If one thing is clear to me from watching all of these rounds of many of the top show jumping riders and horses in the world, it is that we all need our horses’ balance to be UP. Why, then, do we use running martingales? When a rider asks the horse to balance up, they run into the martingale loops and sometimes seem stuck in the neck at that point. Obviously this doesn’t affect most of these world-class horses, but it seems like a good question to consider, nonetheless. Why are we using the tack we use?

Photo by K. Mitch Hodge/Unsplash/CC.

When I rode in the hunters as a junior, we all slapped a standing martingale on; that was (and is) The Look, whether one needed it or not. If it is loose enough, there is no interference with the jump for 99% of these hunters. Some of the wilder show jumpers absolutely appear to need a running so they won’t fling their heads up and back too much.  The rider definitely doesn’t want to get hit in the face, either! It is very rare to see anyone doing a GP without a running martingale these days, though, and I have a feeling they are mostly unnecessary.

I am a bit skewed more toward this feeling due to the fact that I rode for many years with Packy McGaughan, sadly now passed, and one of the first things he did when he saw me in that first lesson was to remove my jumper’s running martingale. He asked me why I used it and when I couldn’t provide any real answer other than that “um, everyone does?”…he took it off. He reminded me that one of our goals as a rider is to not interfere with the horse’s jump, and that the running was doing this for mine every time he hit the ends of it. I have not felt the need to use one on any horse since, and at this point I don’t even own a martingale.

Again, this is not to say that some horses don’t need them; a chronic head-flinger can be dangerous to ride.
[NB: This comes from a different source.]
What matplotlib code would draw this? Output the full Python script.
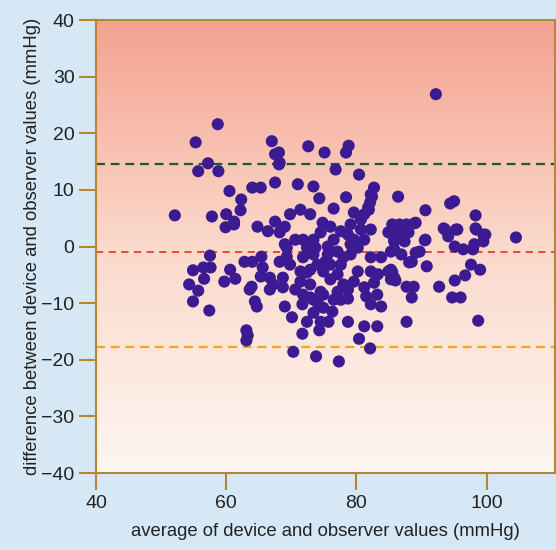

But, as Packy would often say, most tack issues are more of a training problem and the effort to solve them should at least start there. For Steve, putting a running on would be really dumb! Getting him to go with his poll up while he is through his back, as I mentioned above, is a major goal for me every time I ride, jumping or just flatting. Watching these top horse and rider combinations go around, the vast majority of them built similarly to my own bouncy ball of a WB, I wonder how many would jump even better with a simple tack change.

Perhaps this sounds really arrogant! What do I, little Ms. Ammy Rider, know about how someone regularly jumping 1.50-1.60m tracks chooses their tack? I certainly don’t think running martingales are “bad” or in any way harmful to the horse. And, I also have experimented with all sorts of different tack solutions for issues that sometimes worked, and sometimes didn’t.  I do see the benefit in those trials. However, considering why we use what tack we do on this or that horse is a basic inquiry we should all make of ourselves, and I am very interested to hear what others have to think about it. Why do you use the particular tack your horse goes in?

Editor’s Note: Especially with show season upon us, we’re super curious to learn about each of our readers’ tack assemblies for their horses — Leave a comment on Facebook; there are no “wrong” answers!  I personally use a standing martingale on one of my mares, as it helps to remind her to stay in a “listening” place even if she’s excited when the jumps go up.  We don’t need one to flat.  If anything, she has her head on the floor from being too relaxed.  I must pick and choose my battles, ha!  My other mare doesn’t go in any sort of martingale.  Both are in basic snaffles.  Neither really need open front boots, but I do put them on both horses for flatting or jumping.  They don’t have any way of going like paddling or winging, but sometimes it’s inevitable that you have a trip or weird step, and then you’re very glad you had the boots on when you remove them after the ride and there’s a big scuff that could have been worse with bare legs!